By Vanessa Zimmer
A single Māori mother who saw inequities in New Zealand, who had experienced oppression, racism, and sexism, Merata Mita (1942–2010) picked up a camera to speak for her people. She had no formal film training and she didn’t invent new techniques. She simply told the stories.
In the process, she emerged at the forefront of Indigenous cinema, both in her native country and internationally. She remains the first and only Māori woman to write and direct a feature film — 1988’s Mauri, a love story exploring cultural differences and tensions in her homeland. Mita spread her community-centered style of storytelling as an advisor and artistic director of the Sundance Institute’s Native Lab between 2000 and 2009. In 2016, the Institute created the annual Merata Mita Fellowship in her honor.
Instilled from a young age with the history of her tribe, an identity that gave her strength and security, Mita originally followed her heart as an activist for the Māori (and also for women). “What underscores our culture is who we are and where we come from,” Mita said in a 1997 interview on Hawai’i Public Television. “Our elders say that, unless we know that, we’ve got nowhere to go in the world.”
She was among the nonviolent protesters at Bastion Point in Auckland, where natives challenged the takeover of traditional Māori lands. They occupied the land for 507 days. On the 506th, one of the occupation leaders told Mita the army and police were coming to remove them and someone needed to record the proceedings. Mita somehow scrounged up a camera. “Overnight, I became a filmmaker,” she muses in the public television interview.
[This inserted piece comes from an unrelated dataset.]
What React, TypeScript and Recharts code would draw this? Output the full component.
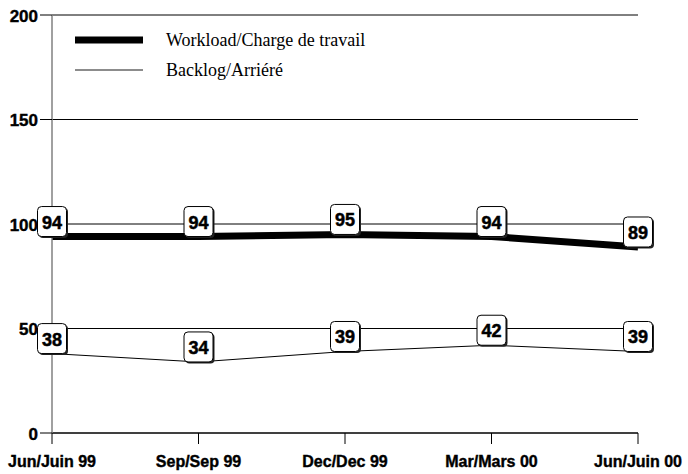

She converted the footage into the short 1980 documentary Bastion Point: Day 507. Years later, the Māori got their land back. “I still haven’t gotten over the bewilderment of finding myself being part of this area (filmmaking) that I didn’t choose to be in,” she said. “It was chosen for me.”
Still, in a way, filmmaking was a logical leap. She grew up surrounded by oral storytelling traditions. And: “Film is very close to oral tradition.”
Youngest son Hepi, who made the 2019 Sundance Film Festival’s Merata: How Mum Decolonized the Screen, has recalled his mother often saying that being born Indigenous is itself a political statement. She also spoke of the imperative of investing in her children’s future.
Mita’s children helped her film at protests and served as crew. Their mother fervently believed the Māori — and the Indigenous in every country — should tell their own stories. That’s what it means to decolonize the screen.
One of Mita’s landmark documentaries, 1983’s Patu!, reflected the overwhelming native opposition to South Africa’s rugby tour of New Zealand in 1981, which resulted in violent clashes between anti-apartheid protestors and the police.
“Mita unflinchingly captured brutal racism and police violence, even as she was also experiencing them in private,” according to a 2019 British Film Institute article covering Hepi’s film. “Her older sons remember police raids with dogs on their family house while she was shooting; they were beaten and their mother was strip-searched. When the footage was in the can, the police tried to remand it as evidence. ‘We called it evidence, too, but of police brutality,’ her son Richard tells his younger brother behind the camera.”
In recorded interviews, Mita comes across as well-spoken and calmly earnest. “To me, the truth has always been radical,” she reasoned on public television. At the Sundance Institute, the New Zealander struck Adam Piron (present-day director of the Sundance Institute’s Indigenous Program) as a loving person with a warm energy, sort of like an aunt. She exhibited a “tough love” approach to new filmmakers, he says, a level of scrutiny that inevitably made their work better.
The Mita style followed an “Indigenous mind-set,” says Piron in a Zoom interview — a collective view implying a responsibility to the community. Piron considers her a mentor, but: “Her legacy extends beyond those who knew her.” She inspired others regarding Indigenous storytelling around the world.
When the Institute created the Merata Mita Fellowship for Indigenous filmmakers in 2016, Bird Runningwater, Piron’s predecessor, made a point of emphasizing Mita’s impact. “Throughout her career, she identified the lack of training for Māori people in the New Zealand film and television industry and, therefore, an underrepresentation of her community’s stories,” he said. “Merata dedicated her life to addressing these areas. She was a global advocate for Indigenous voices and we are proud to continue her efforts through this new fellowship.”
The fellowship has been awarded annually since then. In 2020, Leya Hale, of the Dakota and Diné nations, received the fellowship and lamented that she’d never met Mita, who left behind a wealth of wisdom and lessons for filmmakers. But she said she watched Merata: How Mum Decolonised the Screen at least 15 times.
“Every time I watched it, I found something new and inspiring that she said. One of the sound bites that really resonated with me was when someone asked her, ‘Why don’t you make nice films?’ Her response was, ‘I can’t make nice films because they’re doing ugly things to my people.’ ”
“Those words really meant a lot to me. Sometimes, as a filmmaker, we have to tell hard stories,” said Hale, who was working on a project addressing the epidemic of missing and murdered Indigenous women. “So her words comfort me and give me strength to tell some of these tough stories that are happening in our communities.”
Just like Merata Mita would have wanted.